Sizin üye sayınız nedir?

Şu an itibarıyla 2 bin 150. Aşağı yukarı üye sayımız bu bazda. Üyelerimize doğruluk ve samimiyetle hizmet ediyoruz. Eğitim-öğretim sistemimizle ilgili bilimsel gerçekler, etik değerler, milli ve manevi değerlerimiz, meslek etiği, ahlaki değerlerimiz, cumhuriyetimizin kazanım ve değerleri, Atatürk ilke ve inkılapları doğrultusunda insan onuruna yaraşır ve layık bir anlayışla ilk günkü heyecan ve inançla yolumuza ve mücadelemize devam ediyoruz. Buna inanan ve bu mücadelede yer almak isteyen tüm eğitim çalışanlarını sendikamıza üye olmaya davet ediyoruz. Onların bu onurlu mücadelede yer almalarını istiyoruz. Bunu yaptığınızda eğitim-öğretim alanında yaşanan pek çok sorununun çözümlendiği görülecektir. Güç ve yetki eğitim çalışanlarınındır.

Öğretmenlik mesleği saygınlığını yitirdi mi?

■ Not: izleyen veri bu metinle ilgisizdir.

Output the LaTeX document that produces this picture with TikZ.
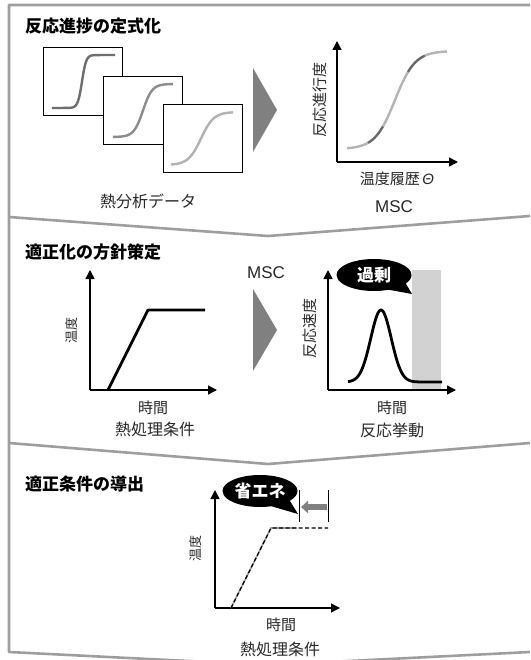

Yapılan anketlerde en saygın mesleklerin başında geliyor ama toplumda yaşananlara bakıldığı zaman öğretmenlik mesleği değer kaybeden, eski statüsünü kaybeden bir meslek haline geldi. Eğitimde atılım yapmadan ve başarı sağlamadan bir ülkenin kalkınması ve toplumsal refaha ulaşması mümkün değildir. Bu itibarla kalkınmanın ana unsuru olan eğitimde öğretmen faktörünü hak ettiği toplumsal statüye ulaştırmadan bir başarı yakalanamaz. Bu itibarla öğretmenleri güçsüz, kaygılı, moralsiz, motivasyonsuz ve umutsuz hale getiren her türlü uygulama sona erdirmelidir. Hele ki; öğretmene her türlü baskı, şantaj, tehdit ve mobbing asla kabul edilemez. Eğitim sistemimizde düzeltilmesi gereken en öncelikli konu ÖĞRETMENLİK’tir.